Morning. Quick, can I just follow up on this question? RV OEM sales modestly up in 2Q, but is overall organic revenue flat or is that down a little bit adjusting to those acquisitions?
So only breaking out the RV at this point. So RV is up 5%, probably in total net-net organic is probably pretty flat-ish when I consider some of the other adjacent markets that we're in.
And I just say with the caveat, Tristan, that if, you know, tariff news doesn't improve, then, you know, rates could deteriorate and that could, that could impact, impact things negatively. But, you know, we just don't know.
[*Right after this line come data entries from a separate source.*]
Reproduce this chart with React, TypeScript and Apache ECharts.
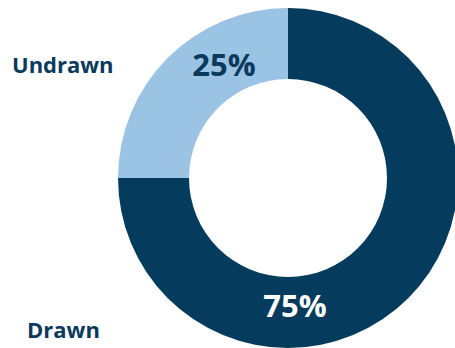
import React, { useEffect, useRef } from "react";
import * as echarts from "echarts";

const categories = ["Drawn", "Undrawn"];
const values = [75, 25];
const colors = ["#053b5c", "#9bc3e3"];
const labelColors = ["#ffffff", "#0b3a5c"];

export default function App() {
  const ref = useRef<HTMLDivElement>(null);
  useEffect(() => {
    document.body.style.margin = "0";
    const chart = echarts.init(ref.current!, null, { renderer: "svg" });
    const labelPos: Record<string, [number, number]> = {
      Drawn: [295, 305],
      Undrawn: [224, 64],
    };
    chart.setOption({
      animation: false,
      backgroundColor: "#ffffff",
      series: [
        {
          type: "pie",
          center: [288, 178],
          radius: [99, 170],
          startAngle: 90,
          clockwise: true,
          silent: true,
          itemStyle: { borderWidth: 0 },
          label: {
            show: true,
            position: "inside",
            formatter: "{c}%",
            fontFamily: "Open Sans",
            fontWeight: "bold",
            fontSize: 31,
          },
          labelLine: { show: false },
          labelLayout: (p: any) => {
            const pos = labelPos[categories[p.dataIndex]];
            return { x: pos[0], y: pos[1], align: "center", verticalAlign: "middle" };
          },
          data: categories.map((name, i) => ({
            name,
            value: values[i],
            itemStyle: { color: colors[i] },
            label: { color: labelColors[i] },
          })),
        },
      ],
      graphic: [
        {
          type: "text",
          x: 12,
          y: 64,
          style: {
            text: categories[1],
            fill: "#0b3a5c",
            font: "bold 22px 'Open Sans'",
            verticalAlign: "middle",
          },
        },
        {
          type: "text",
          x: 27,
          y: 329,
          style: {
            text: categories[0],
            fill: "#0b3a5c",
            font: "bold 22px 'Open Sans'",
            verticalAlign: "middle",
          },
        },
      ],
    });
    return () => chart.dispose();
  }, []);
  return (
    <div
      ref={ref}
      style={{ position: "absolute", left: 0, top: 0, width: 455, height: 348 }}
    />
  );
}
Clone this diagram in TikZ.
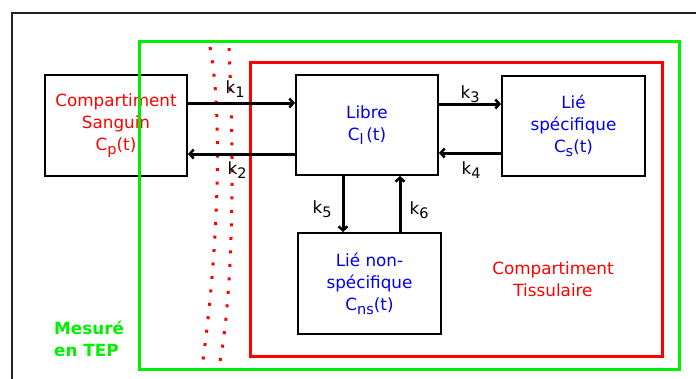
\documentclass[tikz,border=0pt]{standalone}
\usepackage{fontspec}
\setmainfont{DejaVu Sans}
\usetikzlibrary{arrows.meta}
\definecolor{lime}{RGB}{0,240,0}
\definecolor{pred}{RGB}{255,0,0}
\definecolor{pblue}{RGB}{0,0,235}
\definecolor{frame}{RGB}{34,34,34}
\newcommand{\sbs}[1]{\raisebox{-0.45ex}{\fontsize{14.5}{14.5}\selectfont #1}}
\begin{document}
\begin{tikzpicture}[x=1pt,y=-1pt,font=\fontsize{16.8}{22}\selectfont,
  box/.style={draw=black,line width=2pt,inner sep=0pt,align=center},
  flow/.style={line width=3pt,-{Straight Barb[length=4pt,width=9pt,line width=2.5pt]}},
  klab/.style={inner sep=0pt},
  dots/.style={pred,line width=3pt,dash pattern=on 3pt off 10.5pt}]
\useasboundingbox (0,0) rectangle (696,378);
% outer frame
\draw[frame,line width=2pt] (11.5,380) -- (11.5,13) -- (698,13);
% boxes
\node[box,minimum width=142pt,minimum height=101pt,text=pred] (sang) at (116,125.5)
  {Compartiment\\Sanguin\\C\sbs{p}(t)};
\node[box,minimum width=142pt,minimum height=100pt,text=pblue] (lib) at (367,125)
  {Libre\\C\sbs{l}\,(t)};
\node[box,minimum width=143pt,minimum height=100pt,text=pblue] (spec) at (573.5,126)
  {Lié\\spécifique\\C\sbs{s}(t)};
\node[box,minimum width=143pt,minimum height=101pt,text=pblue] (ns) at (369.5,283.5)
  {Lié non-\\spécifique\\C\sbs{ns}(t)};
% compartments
\draw[lime,line width=3pt] (139,41) rectangle (679,369);
\draw[pred,line width=3pt] (250,62) rectangle (662,356);
% dotted boundary
\draw[dots] (210,47) .. controls (223,115) and (218,250) .. (203,360);
\draw[dots] (229,48) .. controls (234,150) and (234,285) .. (220,362);
% helper coordinates
\coordinate (y103) at (0,103);
\coordinate (y154) at (0,154);
\coordinate (y104) at (0,104);
\coordinate (y153) at (0,153);
\coordinate (x343) at (343,0);
\coordinate (x400) at (400,0);
% flows
\draw[flow] (sang.east |- y103) -- (lib.west |- y103);
\draw[flow] (lib.west |- y154) -- (sang.east |- y154);
\draw[flow] (lib.east |- y104) -- (spec.west |- y104);
\draw[flow] (spec.west |- y153) -- (lib.east |- y153);
\draw[flow] (lib.south -| x343) -- (ns.north -| x343);
\draw[flow] (ns.north -| x400) -- (lib.south -| x400);
% rate labels
\node[klab] (k1) at (235,89) {k\sbs{1}};
\node[klab] (k2) at (237,170) {k\sbs{2}};
\node[klab] (k3) at (470,94) {k\sbs{3}};
\node[klab] (k4) at (471,170) {k\sbs{4}};
\node[klab] (k5) at (322,209) {k\sbs{5}};
\node[klab] (k6) at (419,210) {k\sbs{6}};
% texts
\node[text=lime,font=\fontsize{16.8}{22}\selectfont\bfseries,align=left,anchor=west,inner sep=0pt] (tep) at (54,339) {Mesuré\\en TEP};
\node[text=pred,align=center,inner sep=0pt] (tis) at (553,279) {Compartiment\\Tissulaire};
\end{tikzpicture}
\end{document}
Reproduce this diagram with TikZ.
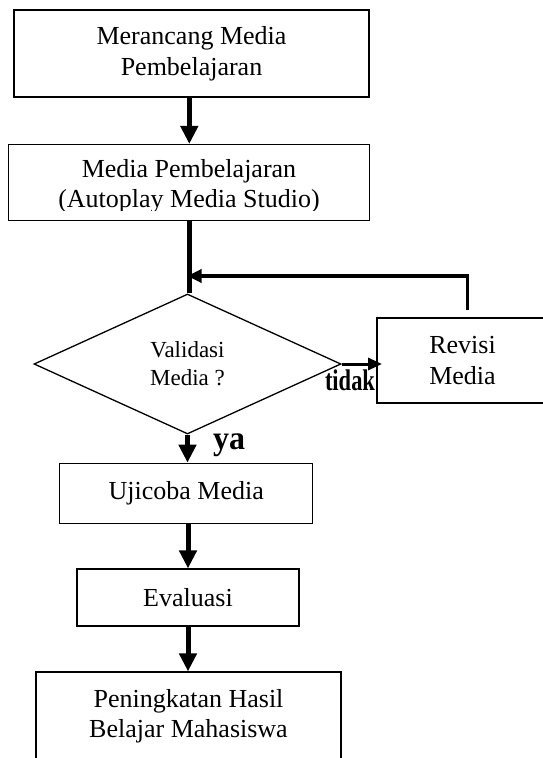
\documentclass[tikz,border=0pt]{standalone}
\usepackage{fontspec}
\usepackage{graphicx}
\setmainfont{Liberation Serif}
\usetikzlibrary{arrows.meta,shapes.geometric,calc}
\begin{document}
\begin{tikzpicture}[x=1pt,y=-1pt,
  box/.style={draw, line width=1.1pt, inner sep=0pt, align=center,
    font=\fontsize{26}{30.5}\selectfont},
  txt/.style={inner sep=0pt, align=center, font=\fontsize{26}{30.5}\selectfont},
  decision/.style={diamond, draw, line width=1.3pt, inner sep=0pt, align=center,
    font=\fontsize{23}{28}\selectfont},
  mainarrow/.style={line width=5pt, -{Triangle[width=17pt,length=18pt]}},
  plainline/.style={line width=5pt},
  fbarrow/.style={line width=3.3pt, -{Triangle[width=13pt,length=14pt]}},
  tarrow/.style={line width=3pt, -{Triangle[width=12pt,length=14pt]}},
  lbl/.style={inner sep=0pt}]
\useasboundingbox (0,0) rectangle (543,758);
\fill[white] (0,0) rectangle (543,758);

\node[box, minimum width=355pt, minimum height=87pt] (b1) at (191.5,53.5) {Merancang Media\\Pembelajaran};
\node[box, minimum width=361pt, minimum height=76pt] (b2) at (189.3,182.5) {};
\begin{scope}
  \clip (0,140) rectangle (543,210);
  \node[txt] (t2) at (189,186.2) {Media Pembelajaran\\(Autoplay Media Studio)};
\end{scope}
\node[decision, minimum width=307pt, minimum height=140pt] (d) at (187.5,364) {Validasi\\Media ?};
\node[box, minimum width=171pt, minimum height=85pt] (rv) at (462.5,360.5) {Revisi\\Media};
\node[box, minimum width=253pt, minimum height=60pt] (uj) at (186.2,493.2) {Ujicoba Media};
\node[box, minimum width=222pt, minimum height=57pt] (ev) at (188,597.5) {Evaluasi};
\node[box, minimum width=305pt, minimum height=88pt] (pk) at (188.5,716) {Peningkatan Hasil\\Belajar Mahasiswa};

\coordinate (j) at (187.5,276);

\draw[mainarrow] (b2.north |- b1.south) -- (b2.north);
\draw[plainline] (b2.south) -- (b2.south |- d.north);
\draw[fbarrow] ([shift={(5.2,-7)}]rv.north) |- (j);
\draw[tarrow] (d.east) -- ($(d.east -| rv.west)+(5.6,0)$);
\draw[mainarrow] (d.south) -- (d.south |- uj.north);
\draw[mainarrow] (ev.north |- uj.south) -- (ev.north);
\draw[mainarrow] (ev.south) -- (ev.south |- pk.north);

\node[lbl] (tl) at (350,380.5) {\resizebox*{50pt}{21pt}{\bfseries tidak}};
\node[lbl] (yl) at (229,445.5) {\resizebox*{32pt}{23pt}{\bfseries ya}};
\end{tikzpicture}
\end{document}
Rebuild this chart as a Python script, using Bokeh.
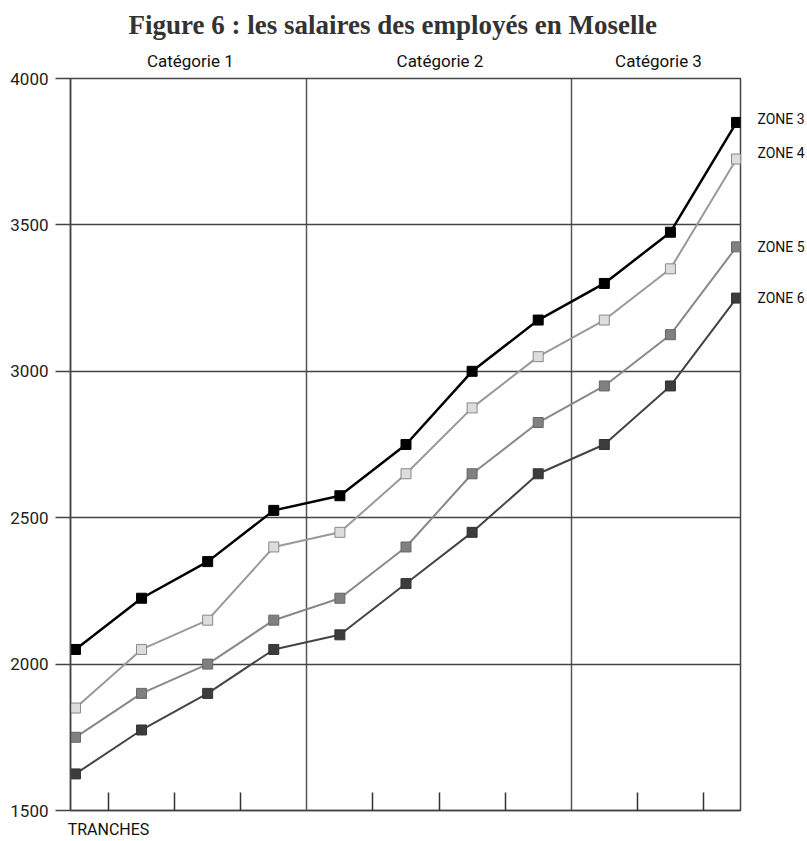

Okay. And then appreciate kind of the initial kind of guidance on tariffs, the 10 and 20%, but rates are much higher than that. Is there kind of a rule of thumb you can give us on, let's say there's an incremental 34% on China, how much of that do you think you can offset? And then what would the net kind of impact called for every 10% of incremental tariffs be?
Yeah, I think, you know, again, it's a difficult question to answer because we're just guessing. But, you know, if it does, you know, if it got to 30 or 35%, I think that, you know, the industry is pretty creative. We're pretty resilient. We, you know, there's lots of levers to pull for both OEMs, you know, all OEMs, dealers and suppliers. And, you know, we've talked pretty thoroughly through the levers that we would pull, but certainly there'd be some level of pass-through to mitigate this. So I think between, you know, the pass-through and the good, better, best strategies, the using, you know, really pushing the OEMs to utilize some of the excess inventory that we've got sitting around that can help push some of these tariffs off, decontaining and recontaining units by the OEMs, margin sacrifice by the dealers and OEMs. And there's, you know, there's several levers to pull where I think we can mitigate a lot of this, but certainly, you know, the higher you get up on the tariff number. And again, some of that depends on how much we get out of China. We probably will decide to continue to move things out if things remain elevated above 30%. You know, we just would have to. But as soon as you tell me where the China tariffs are going to be, I can tell you how mitigation and pricing will look to the consumer.
That would be pretty cool if I could tell you that. One more question. China 10% exiting 2025. How much of that is the result of permanent kind of production shifts or are there some maybe some pause production kind of embedded in the 2025 estimate?
Well, I'd say there's some pretty permanent production shifts baked into that baked into those numbers. You know, so again, we're not going to fully pull out until we know what the situation is. I think that they're going to come up with something that would allow us to, you know, China needs us. We need China, I think, in a lot of respects. So I think that they're going to come up with a solution that's good for both sides or best opportunity for both sides. So I don't see us completely exiting. But if we have to, we've got, you know, we've got a line of sight to, you know, vendors in the rest of the world that can produce the products that we need. Including some of our own factories.
Thank
you. Thank you. We currently have no further questions, so I'll hand back to Jason Lippert, CEO, for closing remarks.
Thank you, everybody, for tuning into the call. It's certainly been an interesting couple of last months, but we hope they have a lot more clarity on tariffs over the next couple months and look forward to the next quarter update for you all. Thank you.
This concludes today's call. Thank you for joining. You may now disconnect your lines.